2023 was a difficult year for me. Grief, loss, stagnation—I could not envision my future clearly AT ALL. I was all over the place, depending on the day, for what I wanted to do, go, and be for myself and my clients. No matter how hard I tried, clarity eluded me.
As a Gemini, I’m used to people thinking my multi-tasking is “fickle,” but there’s always been a process to my overlapping endeavors. I’d have an inner nudge, or excitement guided me when to temporarily pause one project or start another. But not last year. This lack of inner vision was expressed physically with great changes to my eyesight.

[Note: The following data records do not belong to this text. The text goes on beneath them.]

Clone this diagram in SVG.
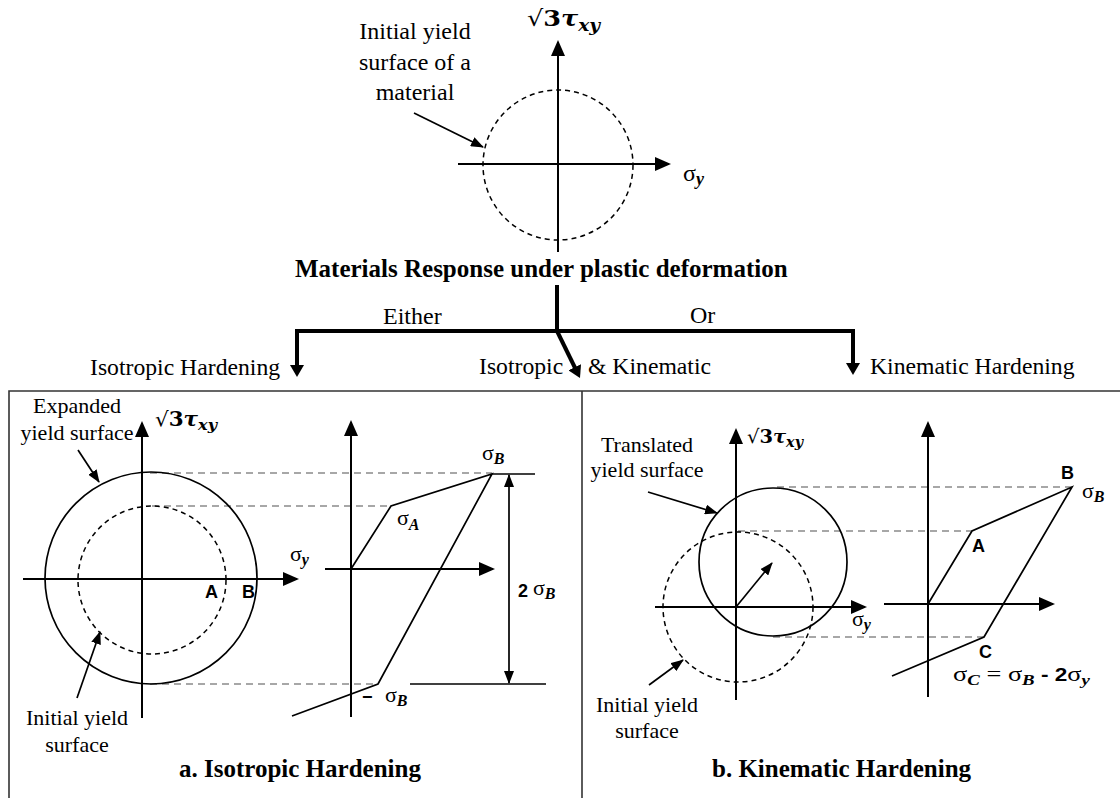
<svg xmlns="http://www.w3.org/2000/svg" width="1120" height="798" viewBox="0 0 1120 798">
<style>
.tx{font-family:"Liberation Serif","Times New Roman",serif;fill:#000}
.b{font-weight:bold}
.c{text-anchor:middle}
.sa{font-family:"Liberation Sans",Arial,sans-serif;font-weight:bold;fill:#000}
.m{font-family:"DejaVu Serif","Liberation Serif",serif;fill:#000}
.sub{font-family:"Liberation Serif","Times New Roman",serif;font-weight:bold;font-style:italic}
.ax{stroke:#000;stroke-width:2;fill:none}
.ln{stroke:#000;stroke-width:1.7;fill:none}
.dc{stroke:#000;stroke-width:1.5;fill:none;stroke-dasharray:5 4}
.gd{stroke:#8a8a8a;stroke-width:1.5;fill:none;stroke-dasharray:7 5}
.th{stroke:#000;stroke-width:4;fill:none}
.bx{stroke:#333;stroke-width:1.6;fill:none}
</style>
<defs>
<marker id="ax" markerUnits="userSpaceOnUse" markerWidth="16" markerHeight="14" refX="14" refY="7" orient="auto"><path d="M0,0 L16,7 L0,14 z" fill="#000"/></marker>
<marker id="sm" markerUnits="userSpaceOnUse" markerWidth="13" markerHeight="10" refX="12" refY="5" orient="auto"><path d="M0,0 L13,5 L0,10 z" fill="#000"/></marker>
<marker id="dbl" markerUnits="userSpaceOnUse" markerWidth="13" markerHeight="10" refX="12" refY="5" orient="auto-start-reverse"><path d="M0,0 L13,5 L0,10 z" fill="#000"/></marker>
<marker id="big" markerUnits="userSpaceOnUse" markerWidth="12" markerHeight="14" refX="2" refY="7" orient="auto"><path d="M0,0 L12,7 L0,14 z" fill="#000"/></marker>
</defs>

<!-- Top: initial yield surface -->
<g id="top-diagram">
  <line class="ax" x1="558" y1="252" x2="558" y2="42" marker-end="url(#ax)"/>
  <line class="ax" x1="458" y1="164" x2="669" y2="164" marker-end="url(#ax)"/>
  <circle class="dc" cx="558" cy="165" r="75"/>
  <text class="m" x="527" y="26" font-size="22" textLength="73" lengthAdjust="spacingAndGlyphs">√<tspan font-weight="bold">3</tspan><tspan font-weight="bold" font-style="italic">τ</tspan><tspan font-weight="bold" font-style="italic" font-size="16" dy="5">xy</tspan></text>
  <text class="tx" x="683" y="181" font-size="24">σ<tspan class="sub" font-size="18" dy="4">y</tspan></text>
  <text class="tx c" x="415" y="39" font-size="24">Initial yield</text>
  <text class="tx c" x="415" y="70" font-size="24">surface of a</text>
  <text class="tx c" x="415" y="100" font-size="24">material</text>
  <line class="ln" x1="414" y1="113" x2="483" y2="147" marker-end="url(#sm)"/>
</g>

<g id="title">
  <text class="tx b" x="295" y="277" font-size="25">Materials Response under plastic deformation</text>
</g>

<g id="branch-labels">
  <text class="tx" x="383" y="324" font-size="24">Either</text>
  <text class="tx" x="690" y="323" font-size="24">Or</text>
  <text class="tx" x="90" y="375" font-size="23.7">Isotropic Hardening</text>
  <text class="tx" x="479" y="374" font-size="23.7">Isotropic</text>
  <text class="tx" x="588" y="374" font-size="23.7">&amp; Kinematic</text>
  <text class="tx" x="870" y="374" font-size="23.7">Kinematic Hardening</text>
</g>

<g id="connectors">
  <line class="th" x1="557" y1="285" x2="557" y2="333"/>
  <line class="th" x1="295" y1="331" x2="855" y2="331"/>
  <line class="th" x1="297" y1="329" x2="297" y2="367" marker-end="url(#big)"/>
  <line class="th" x1="853" y1="329" x2="853" y2="365" marker-end="url(#big)"/>
  <line class="th" x1="557" y1="331" x2="575.6" y2="369" marker-end="url(#big)"/>
</g>

<g id="frames">
  <path class="bx" d="M9,800 V391 H1120"/>
  <path class="bx" d="M582,391 V800"/>
</g>

<!-- Panel a: isotropic hardening -->
<g id="panel-a-yield">
  <line class="gd" x1="150" y1="473" x2="492" y2="473"/>
  <line class="gd" x1="152" y1="506" x2="391" y2="506"/>
  <line class="gd" x1="150" y1="684" x2="378" y2="684"/>
  <line class="ax" x1="142" y1="718" x2="142" y2="423" marker-end="url(#ax)"/>
  <line class="ax" x1="23" y1="579" x2="297" y2="579" marker-end="url(#ax)"/>
  <circle class="ln" cx="151" cy="578" r="106"/>
  <circle class="dc" cx="152" cy="580" r="74"/>
  <text class="m" x="155" y="426" font-size="20" textLength="62" lengthAdjust="spacingAndGlyphs">√<tspan font-weight="bold">3</tspan><tspan font-weight="bold" font-style="italic">τ</tspan><tspan font-weight="bold" font-style="italic" font-size="15" dy="4">xy</tspan></text>
  <text class="tx" x="290" y="561" font-size="22">σ<tspan class="sub" font-size="16" dy="4">y</tspan></text>
  <text class="sa" x="205" y="598" font-size="18">A</text>
  <text class="sa" x="242" y="598" font-size="18">B</text>
  <text class="tx c" x="77" y="413" font-size="22">Expanded</text>
  <text class="tx c" x="77" y="440" font-size="22">yield surface</text>
  <line class="ln" x1="78" y1="450" x2="99" y2="482" marker-end="url(#sm)"/>
  <text class="tx c" x="77" y="725" font-size="22">Initial yield</text>
  <text class="tx c" x="77" y="752" font-size="22">surface</text>
  <line class="ln" x1="77" y1="698" x2="100" y2="632" marker-end="url(#sm)"/>
</g>

<g id="panel-a-curve">
  <line class="ax" x1="351" y1="717" x2="351" y2="422" marker-end="url(#ax)"/>
  <line class="ax" x1="325" y1="569" x2="493" y2="569" marker-end="url(#ax)"/>
  <polyline class="ln" points="351,569 391,506 492,474 378,684 292,716"/>
  <line class="ln" x1="492" y1="474" x2="535" y2="474"/>
  <line class="ln" x1="410" y1="684" x2="546" y2="684"/>
  <line class="ln" x1="509" y1="475" x2="509" y2="683" marker-start="url(#dbl)" marker-end="url(#dbl)"/>
  <text class="tx" x="482" y="460" font-size="22">σ<tspan class="sub" font-size="16" dy="4">B</tspan></text>
  <text class="tx" x="397" y="525" font-size="22">σ<tspan class="sub" font-size="16" dy="5">A</tspan></text>
  <text class="sa" x="518" y="597" font-size="18">2</text>
  <text class="tx" x="533" y="595" font-size="22">σ<tspan class="sub" font-size="16" dy="4">B</tspan></text>
  <text class="sa" x="362" y="703" font-size="18">−</text>
  <text class="tx" x="385" y="702" font-size="22">σ<tspan class="sub" font-size="16" dy="4">B</tspan></text>
</g>

<g id="panel-a-title">
  <text class="tx b" x="179" y="777" font-size="25">a. Isotropic Hardening</text>
</g>

<!-- Panel b: kinematic hardening -->
<g id="panel-b-yield">
  <line class="gd" x1="777" y1="487" x2="1072" y2="487"/>
  <line class="gd" x1="738" y1="531" x2="972" y2="531"/>
  <line class="gd" x1="773" y1="637" x2="984" y2="637"/>
  <line class="ax" x1="736" y1="700" x2="736" y2="430" marker-end="url(#ax)"/>
  <line class="ax" x1="655" y1="607" x2="865" y2="607" marker-end="url(#ax)"/>
  <circle class="ln" cx="773" cy="562" r="74"/>
  <circle class="dc" cx="738" cy="607" r="75"/>
  <line class="ln" x1="736" y1="607" x2="772" y2="563" marker-end="url(#sm)"/>
  <text class="m" x="747" y="443" font-size="19" textLength="56" lengthAdjust="spacingAndGlyphs">√<tspan font-weight="bold">3</tspan><tspan font-weight="bold" font-style="italic">τ</tspan><tspan font-weight="bold" font-style="italic" font-size="14" dy="4">xy</tspan></text>
  <text class="tx" x="852" y="626" font-size="22">σ<tspan class="sub" font-size="16" dy="4">y</tspan></text>
  <text class="tx c" x="647" y="452" font-size="22">Translated</text>
  <text class="tx c" x="647" y="477" font-size="22">yield surface</text>
  <line class="ln" x1="648" y1="492" x2="717" y2="513" marker-end="url(#sm)"/>
  <text class="tx c" x="647" y="712" font-size="22">Initial yield</text>
  <text class="tx c" x="647" y="738" font-size="22">surface</text>
  <line class="ln" x1="649" y1="685" x2="683" y2="660" marker-end="url(#sm)"/>
</g>

<g id="panel-b-curve">
  <line class="ax" x1="928" y1="697" x2="928" y2="423" marker-end="url(#ax)"/>
  <line class="ax" x1="884" y1="604" x2="1053" y2="604" marker-end="url(#ax)"/>
  <polyline class="ln" points="928,604 972,531 1072,487 984,637 892,676"/>
  <text class="sa" x="1061" y="479" font-size="18">B</text>
  <text class="tx" x="1082" y="498" font-size="22">σ<tspan class="sub" font-size="16" dy="4">B</tspan></text>
  <text class="sa" x="972" y="552" font-size="18">A</text>
  <text class="sa" x="979" y="658" font-size="18">C</text>
  <text class="tx" x="953" y="681" font-size="21" textLength="137" lengthAdjust="spacingAndGlyphs">σ<tspan class="sub" font-size="15" dy="4">C</tspan><tspan dy="-4"> = σ</tspan><tspan class="sub" font-size="15" dy="4">B</tspan><tspan class="sa" font-size="18" dy="-4"> - 2</tspan>σ<tspan class="sub" font-size="15" dy="4">y</tspan></text>
</g>

<g id="panel-b-title">
  <text class="tx b" x="712" y="777" font-size="25">b. Kinematic Hardening</text>
</g>
</svg>
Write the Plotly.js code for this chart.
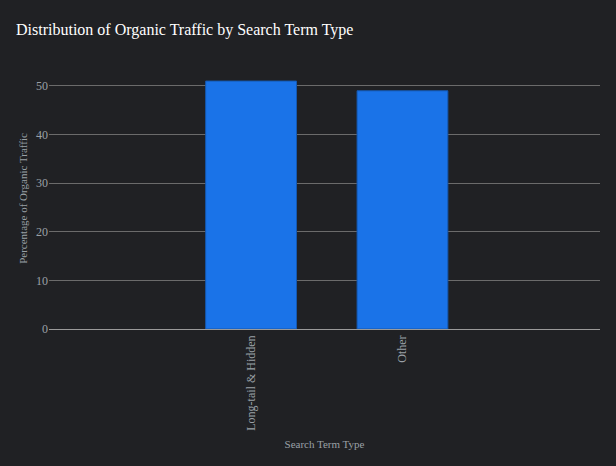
<!DOCTYPE html>
<html>
<head>
<meta charset="utf-8">
<script src="https://cdn.plot.ly/plotly-3.0.1.min.js"></script>
<style>
  html, body { margin: 0; padding: 0; background: #202124; }
  #chart { width: 616px; height: 466px; }
</style>
</head>
<body>
<div id="chart"></div>
<script>
// search term types and their share of organic traffic (%)
const termTypes = ["Long-tail & Hidden", "Other"];
const trafficShare = [51, 49];

const serif = "Times New Roman, Liberation Serif, serif";

let trace = {
	type: "bar",
	x: termTypes,
	y: trafficShare,
	width: 0.6,
	marker: {
		color: "#1a73e8",
		line: { color: "#1558b0", width: 1 }
	},
	hoverinfo: "x+y"
};

let layout = {
	width: 616,
	height: 466,
	paper_bgcolor: "#202124",
	plot_bgcolor: "#202124",
	font: { family: serif, color: "#9aa0a6", size: 12 },
	title: {
		text: "Distribution of Organic Traffic by Search Term Type",
		font: { family: serif, size: 16, color: "#ffffff" },
		x: 0.026, xanchor: "left",
		y: 0.936, yanchor: "middle"
	},
	margin: { l: 49, r: 16, t: 68, b: 137 },
	showlegend: false,
	xaxis: {
		title: { text: "Search Term Type", font: { size: 11, color: "#9aa0a6" }, standoff: 10 },
		automargin: true,
		range: [-1.335, 2.305],
		tickangle: -90,
		ticklabelstandoff: 3,
		showgrid: false,
		zeroline: false,
		showline: false,
		tickfont: { size: 12, color: "#9aa0a6" }
	},
	yaxis: {
		title: { text: "Percentage of Organic Traffic", font: { size: 11, color: "#9aa0a6" }, standoff: 6 },
		automargin: true,
		gridcolor: "#6b6b6b",
		zeroline: true,
		zerolinecolor: "#9a9a9a",
		zerolinewidth: 1,
		tickfont: { size: 12, color: "#9aa0a6" },
		dtick: 10
	}
};

Plotly.newPlot("chart", [trace], layout, { displayModeBar: false, responsive: false });
</script>
</body>
</html>
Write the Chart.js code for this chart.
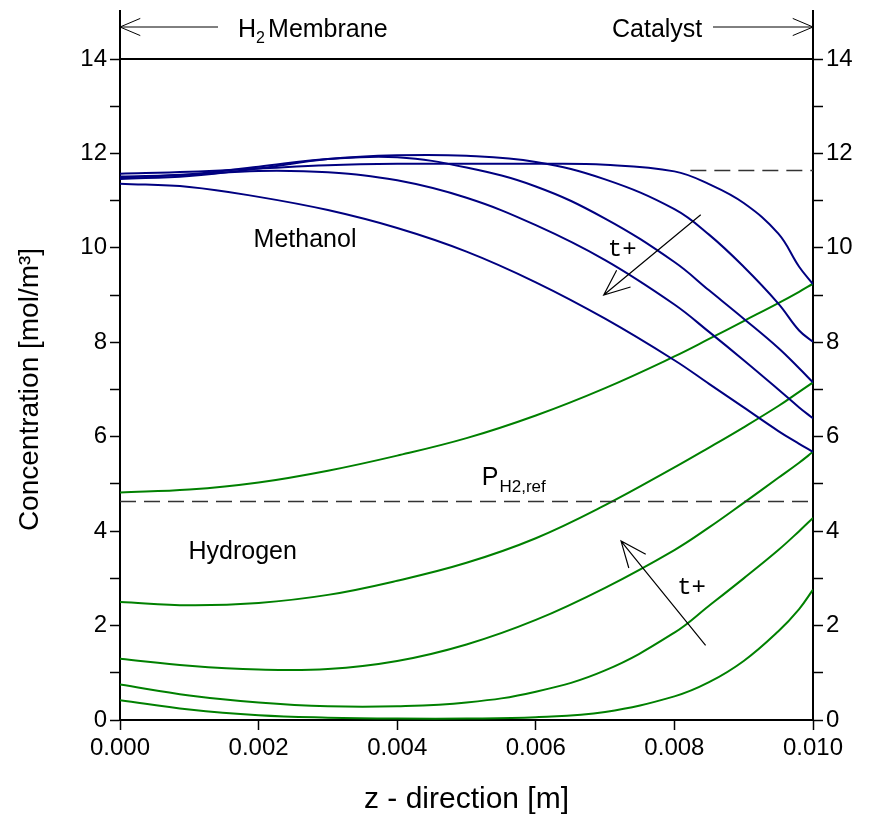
<!DOCTYPE html>
<html>
<head>
<meta charset="utf-8">
<script src="https://cdn.jsdelivr.net/npm/chart.js@4"></script>
<style>
  html, body { margin: 0; padding: 0; background: #fff; }
  #wrap { width: 869px; height: 820px; position: relative; }
</style>
</head>
<body>
<div id="wrap"><canvas id="chart"></canvas></div>
<script>
// positions along the reactor [m]
const zPos = [0, 0.001, 0.002, 0.003, 0.004, 0.005, 0.006, 0.007, 0.008, 0.0085, 0.009, 0.0095, 0.0098, 0.010]

// methanol profiles, earliest time first
const methanol1 = [11.57, 11.61, 11.68, 11.75, 11.78, 11.78, 11.78, 11.76, 11.62, 11.35, 10.95, 10.3, 9.6, 9.23]
const methanol2 = [11.46, 11.52, 11.68, 11.88, 11.96, 11.95, 11.82, 11.45, 10.82, 10.28, 9.6, 8.82, 8.25, 8.01]
const methanol3 = [11.51, 11.56, 11.72, 11.88, 11.92, 11.7, 11.3, 10.62, 9.7, 9.1, 8.5, 7.88, 7.45, 7.15]
const methanol4 = [11.49, 11.55, 11.63, 11.6, 11.43, 11.06, 10.48, 9.74, 8.8, 8.22, 7.62, 7.0, 6.62, 6.39]
const methanol5 = [11.36, 11.29, 11.08, 10.8, 10.42, 9.92, 9.27, 8.5, 7.62, 7.12, 6.62, 6.12, 5.85, 5.68]

// hydrogen profiles, latest time first
const hydrogen1 = [4.82, 4.88, 5.03, 5.28, 5.6, 5.97, 6.45, 7.03, 7.7, 8.07, 8.45, 8.83, 9.07, 9.24]
const hydrogen2 = [2.5, 2.43, 2.48, 2.65, 2.95, 3.33, 3.85, 4.55, 5.35, 5.77, 6.2, 6.65, 6.95, 7.15]
const hydrogen3 = [1.3, 1.15, 1.07, 1.08, 1.25, 1.6, 2.12, 2.8, 3.6, 4.08, 4.6, 5.13, 5.45, 5.68]
const hydrogen4 = [0.75, 0.52, 0.37, 0.29, 0.29, 0.37, 0.6, 1.05, 1.85, 2.42, 3.0, 3.6, 4.0, 4.28]
const hydrogen5 = [0.42, 0.22, 0.1, 0.05, 0.03, 0.03, 0.06, 0.17, 0.5, 0.8, 1.25, 1.88, 2.35, 2.76]

// reference levels (dashed)
const pH2Ref = 4.63
const methanolRef = 11.64
const methanolRefStart = 0.00823

const xTicks = [0, 0.002, 0.004, 0.006, 0.008, 0.010]

const navy = 'rgb(0, 0, 128)'
const green = 'rgb(0, 128, 0)'
const font = "'Liberation Sans', Arial, sans-serif"

const toPoints = vals => vals.map((v, i) => ({ x: zPos[i], y: v }))

const curve = (vals, color) => ({
    data: toPoints(vals),
    borderColor: color,
    borderWidth: 2,
    pointRadius: 0,
    fill: false,
    tension: 0.4,
})

const dashed = pts => ({
    data: pts,
    borderColor: '#333',
    borderWidth: 1.5,
    borderDash: [16, 8],
    pointRadius: 0,
    fill: false,
})

// open arrow head, drawn with two strokes
function arrow(ctx, x1, y1, x2, y2, head) {
    let a = Math.atan2(y2 - y1, x2 - x1)
    ctx.beginPath()
    ctx.moveTo(x1, y1)
    ctx.lineTo(x2, y2)
    ctx.moveTo(x2 - head * Math.cos(a - 0.4), y2 - head * Math.sin(a - 0.4))
    ctx.lineTo(x2, y2)
    ctx.lineTo(x2 - head * Math.cos(a + 0.4), y2 - head * Math.sin(a + 0.4))
    ctx.stroke()
}

const annotations = {
    id: 'annotations',
    afterDraw(chart) {
        let ctx = chart.ctx
        let area = chart.chartArea
        let xs = chart.scales.x
        let ys = chart.scales.y
        let px = v => xs.getPixelForValue(v)
        let py = v => ys.getPixelForValue(v)

        ctx.save()
        ctx.strokeStyle = '#000'
        ctx.fillStyle = '#000'

        // frame: top line and the vertical edges running up to the zone arrows
        ctx.lineWidth = 2
        ctx.beginPath()
        ctx.moveTo(area.left, area.top)
        ctx.lineTo(area.right, area.top)
        ctx.moveTo(area.left, 10)
        ctx.lineTo(area.left, area.top)
        ctx.moveTo(area.right, 10)
        ctx.lineTo(area.right, area.top)
        ctx.stroke()

        // zone arrows
        ctx.lineWidth = 1
        arrow(ctx, 218, 27, area.left, 27, 22)
        arrow(ctx, 713, 27, area.right, 27, 22)

        ctx.textBaseline = 'alphabetic'
        ctx.textAlign = 'left'
        ctx.font = '25px ' + font
        ctx.fillText('H', 238, 37)
        let hw = ctx.measureText('H').width
        ctx.font = '16px ' + font
        ctx.fillText('2', 238 + hw, 43)
        ctx.font = '25px ' + font
        ctx.fillText('Membrane', 238 + hw + 12, 37)
        ctx.fillText('Catalyst', 612, 37)

        // series labels
        ctx.textAlign = 'center'
        ctx.fillText('Methanol', px(0.00267), py(10.02))
        ctx.fillText('Hydrogen', px(0.00177), py(3.41))

        ctx.textAlign = 'left'
        ctx.fillText('P', px(0.00522), py(4.98))
        let pw = ctx.measureText('P').width
        ctx.font = '17px ' + font
        ctx.fillText('H2,ref', px(0.00522) + pw + 1, py(4.98) + 7)

        // time direction arrows
        ctx.lineWidth = 1.2
        arrow(ctx, px(0.00838), py(10.7), px(0.00698), py(9.0), 28)
        arrow(ctx, px(0.00845), py(1.58), px(0.00723), py(3.79), 28)

        ctx.font = "24px 'Liberation Mono', 'Courier New', monospace"
        ctx.fillText('t+', px(0.00704), py(9.82))
        ctx.fillText('t+', px(0.00804), py(2.67))
        ctx.restore()
    }
}

const axisCommon = {
    min: 0,
    max: 14,
    border: { display: true, color: '#000', width: 2 },
    grid: { drawOnChartArea: false, drawTicks: true, tickLength: 10, tickColor: '#000', tickWidth: 1.5 },
    ticks: {
        stepSize: 1,
        color: '#000',
        padding: 3,
        font: { family: font, size: 24 },
        callback: v => (v % 2 === 0 ? String(v) : ''),
    },
}

new Chart(document.getElementById('chart').getContext('2d'), {
    type: 'line',
    data: {
        datasets: [
            dashed([{ x: 0, y: pH2Ref }, { x: 0.01, y: pH2Ref }]),
            dashed([{ x: methanolRefStart, y: methanolRef }, { x: 0.01, y: methanolRef }]),
            curve(methanol1, navy),
            curve(methanol2, navy),
            curve(methanol3, navy),
            curve(methanol4, navy),
            curve(methanol5, navy),
            curve(hydrogen1, green),
            curve(hydrogen2, green),
            curve(hydrogen3, green),
            curve(hydrogen4, green),
            curve(hydrogen5, green),
        ]
    },
    options: {
        responsive: true,
        maintainAspectRatio: false,
        animation: false,
        layout: { padding: { top: 59, left: 0, right: 0, bottom: 0 } },
        plugins: {
            legend: { display: false },
            tooltip: { enabled: false },
        },
        scales: {
            x: {
                type: 'linear',
                position: 'bottom',
                min: 0,
                max: 0.01,
                afterFit: s => { s.height = 100 },
                afterBuildTicks: s => { s.ticks = xTicks.map(v => ({ value: v })) },
                border: { display: true, color: '#000', width: 2 },
                grid: { drawOnChartArea: false, drawTicks: true, tickLength: 10, tickColor: '#000', tickWidth: 1.5 },
                ticks: {
                    color: '#000',
                    padding: 4,
                    maxRotation: 0,
                    font: { family: font, size: 24 },
                    callback: v => v.toFixed(3),
                },
                title: {
                    display: true,
                    text: 'z - direction [m]',
                    color: '#000',
                    font: { family: font, size: 30 },
                    padding: { top: 0, bottom: 2 },
                },
            },
            y: {
                ...axisCommon,
                position: 'left',
                afterFit: s => { s.width = 120 },
                title: {
                    display: true,
                    text: 'Concentration [mol/m³]',
                    color: '#000',
                    font: { family: font, size: 28 },
                    padding: { top: 13, bottom: 0 },
                },
            },
            y2: {
                ...axisCommon,
                position: 'right',
                afterFit: s => { s.width = 56 },
            },
        },
    },
    plugins: [annotations],
})
</script>
</body>
</html>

I would have to flip back and forth between my readers, contacts, and old glasses! Sometimes I’d have two pairs of glasses on at once (and don’t get me started if I needed sunglasses on, too!). It was comedic on the outside! But I was soooo over it on the inside; patience was never an easy virtue for me.
So, in August, I decided to take action and get progressive lenses. (~Sigh. Does anyone else feel me here?)
A simple task yet there was nothing easy about it. A wrong Rx, an optometrist who wouldn’t recheck his work and gaslighting me into thinking it was “only me”, three returned pairs, and a small breakdown out of frustration. This took me through November, and I was back to square one. And, exhausted.
I knew I had to follow my own advice and wait it out; there was a reason this wasn’t working for me. Would surgery be better for me? Or would a prettier frame come out shortly? I didn’t know, but I followed the flow of circumstances knowing it would always be for my benefit, saving energy and even more/unwarranted frustration—IF I could be patient.
I was being delayed in seeing clearly on the outside until I could see myself more clearly from the inside. It wasn’t anything I did consciously; I simply allowed myself to be, enjoy the holidays with family, and fully experience that love and connection. Of course, it sounds like I did that naturally, but nope! I forgot. I forgot because, well… I didn’t expect a life lesson to come in the simple task of buying glasses! But after three months of roadblocks and greater confusion for why – this – was – being – so – difficult… the “Ah ha” set in. I was being taught there are messages for me in the everyday just as much as in the grander journeys of major decisions or career goals. I needed to wait.
A new year brought new energy. On January 2nd, I went to a new optometrist. I knew the timing was right because everything easily flowed! Doc confirmed the original Rx was wrong, corrected my script, and spent so much time with me listening to my concerns.
He even discussed new options for higher-quality progressive lenses; something nobody else had ever done because it meant deferring me to another business. (BTW, Varilux XR lenses are so worth the extra $200! I highly recommend them for those who are hesitant to get progressive or who don’t like wearing them).
Do you feel like you have “blurry lenses” when seeing your future? My advice is not to force clarity. It’s elusive for a reason. Allow it to take its time and see the joy that’s right in front of you. Healing doesn’t always have to be consciously explained or understood, and clarity comes naturally when we live in the moment instead of always focusing on the future. We just have to follow the clues life gives us.
Besides, It may not be your time to heal or shift but the people who are to come into collaboration to help. Either way, this downtime? It’s a gift—your recess in Earth School!
Wa-la! A few weeks later my new glasses arrived! I keep singing the lyrics, “I can see clearly now, the rain is gone.” They fit perfectly. I see perfectly. I barely notice the progressive lenses. I feel the truth resonate in my body when I get to the lyrics, “it’s gonna be a bright, bright sunshiny day!“
Watch out 2024. I see you clearly now, and here I come!